**PROVIDED MATERIAL:**
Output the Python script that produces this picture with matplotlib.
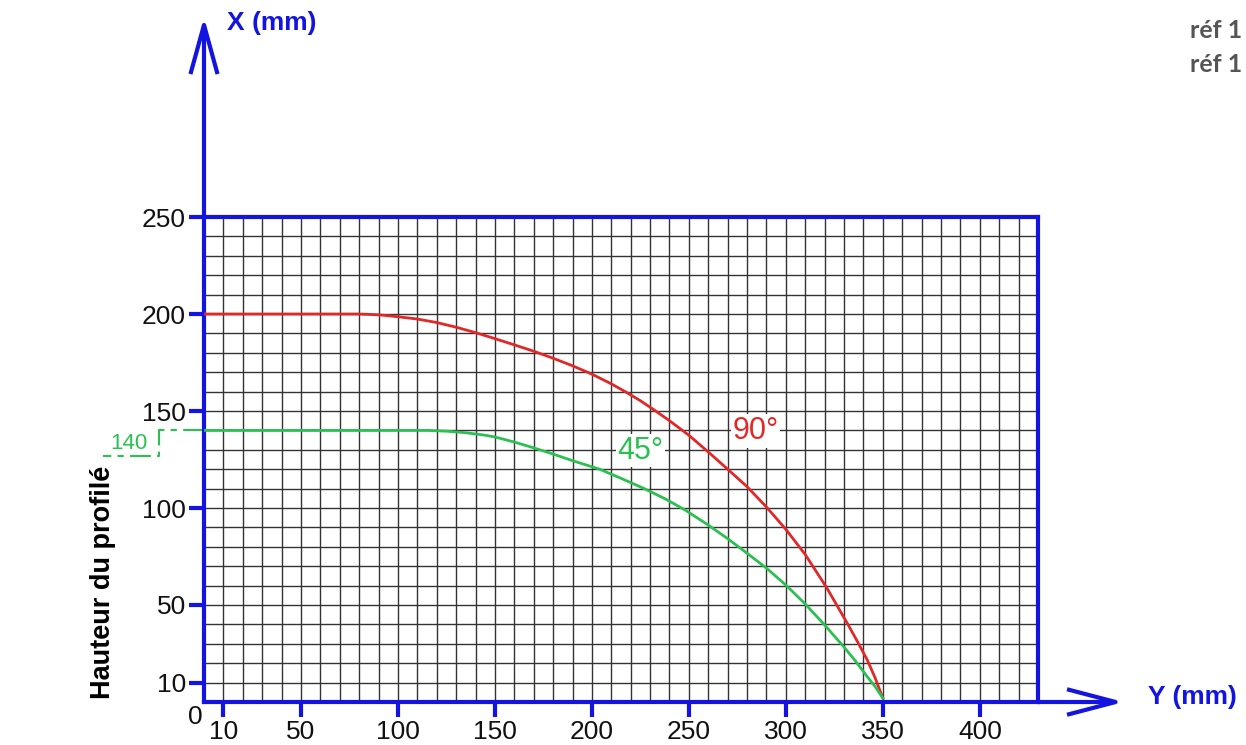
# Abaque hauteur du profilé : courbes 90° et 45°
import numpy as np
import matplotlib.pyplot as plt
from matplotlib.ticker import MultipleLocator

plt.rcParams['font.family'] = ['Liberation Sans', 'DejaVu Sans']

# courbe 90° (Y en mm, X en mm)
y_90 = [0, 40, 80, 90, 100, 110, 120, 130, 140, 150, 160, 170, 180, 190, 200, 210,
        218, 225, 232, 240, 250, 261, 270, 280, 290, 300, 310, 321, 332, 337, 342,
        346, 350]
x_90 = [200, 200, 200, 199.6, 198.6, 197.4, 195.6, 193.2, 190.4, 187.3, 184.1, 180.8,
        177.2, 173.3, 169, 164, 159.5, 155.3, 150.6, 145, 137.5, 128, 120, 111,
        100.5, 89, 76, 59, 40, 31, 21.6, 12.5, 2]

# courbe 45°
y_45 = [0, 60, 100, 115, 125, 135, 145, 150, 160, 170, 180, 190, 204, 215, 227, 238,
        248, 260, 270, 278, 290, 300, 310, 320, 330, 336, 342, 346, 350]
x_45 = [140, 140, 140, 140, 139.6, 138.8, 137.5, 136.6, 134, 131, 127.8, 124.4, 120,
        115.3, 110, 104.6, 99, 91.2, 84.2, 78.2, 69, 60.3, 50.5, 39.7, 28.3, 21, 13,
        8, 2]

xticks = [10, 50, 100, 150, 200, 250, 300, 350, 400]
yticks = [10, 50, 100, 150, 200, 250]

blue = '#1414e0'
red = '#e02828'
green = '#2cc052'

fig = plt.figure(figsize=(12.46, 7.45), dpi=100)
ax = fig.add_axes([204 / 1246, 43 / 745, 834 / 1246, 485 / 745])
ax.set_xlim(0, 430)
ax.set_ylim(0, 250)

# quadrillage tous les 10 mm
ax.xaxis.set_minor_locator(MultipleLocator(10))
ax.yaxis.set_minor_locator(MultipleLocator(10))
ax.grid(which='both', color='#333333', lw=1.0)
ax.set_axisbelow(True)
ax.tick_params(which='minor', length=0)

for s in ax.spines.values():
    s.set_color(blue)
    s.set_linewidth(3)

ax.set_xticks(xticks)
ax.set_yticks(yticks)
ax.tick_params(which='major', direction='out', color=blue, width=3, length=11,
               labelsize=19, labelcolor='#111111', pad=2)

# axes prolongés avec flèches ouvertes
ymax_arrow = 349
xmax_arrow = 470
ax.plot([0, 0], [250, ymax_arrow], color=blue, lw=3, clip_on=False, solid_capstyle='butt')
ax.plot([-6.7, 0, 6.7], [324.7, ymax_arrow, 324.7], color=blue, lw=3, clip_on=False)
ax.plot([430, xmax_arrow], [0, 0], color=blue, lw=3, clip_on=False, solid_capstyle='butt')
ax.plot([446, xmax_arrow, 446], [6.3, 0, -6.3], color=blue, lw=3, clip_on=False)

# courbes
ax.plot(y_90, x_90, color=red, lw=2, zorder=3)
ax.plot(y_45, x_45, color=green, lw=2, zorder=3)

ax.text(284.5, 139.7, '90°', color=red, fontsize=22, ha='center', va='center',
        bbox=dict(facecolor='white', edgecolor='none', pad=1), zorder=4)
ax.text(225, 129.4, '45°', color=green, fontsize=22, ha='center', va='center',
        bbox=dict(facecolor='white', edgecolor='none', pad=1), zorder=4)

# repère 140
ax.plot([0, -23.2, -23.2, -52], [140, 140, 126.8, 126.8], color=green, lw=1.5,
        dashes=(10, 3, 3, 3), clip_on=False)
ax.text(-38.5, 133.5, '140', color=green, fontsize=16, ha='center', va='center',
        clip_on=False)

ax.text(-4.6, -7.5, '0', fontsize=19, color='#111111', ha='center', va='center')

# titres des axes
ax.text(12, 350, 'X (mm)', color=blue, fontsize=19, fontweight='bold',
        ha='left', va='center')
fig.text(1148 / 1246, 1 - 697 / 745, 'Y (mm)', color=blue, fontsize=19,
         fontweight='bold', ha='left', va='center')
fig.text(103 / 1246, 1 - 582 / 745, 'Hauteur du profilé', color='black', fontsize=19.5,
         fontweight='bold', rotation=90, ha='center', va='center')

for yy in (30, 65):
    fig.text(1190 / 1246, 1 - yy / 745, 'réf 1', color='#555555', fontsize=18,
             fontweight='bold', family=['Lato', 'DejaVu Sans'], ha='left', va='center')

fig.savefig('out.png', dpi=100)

**EXERCISE INSTRUCTIONS:** Could the lines from the top of the material through the line with "plt.rcParams['font.family'] = ['Liberation" be repeated exactly, pictures left out?

**FINAL RESULT:**
Output the Python script that produces this picture with matplotlib.
# Abaque hauteur du profilé : courbes 90° et 45°
import numpy as np
import matplotlib.pyplot as plt
from matplotlib.ticker import MultipleLocator

plt.rcParams['font.family'] = ['Liberation Sans', 'DejaVu Sans']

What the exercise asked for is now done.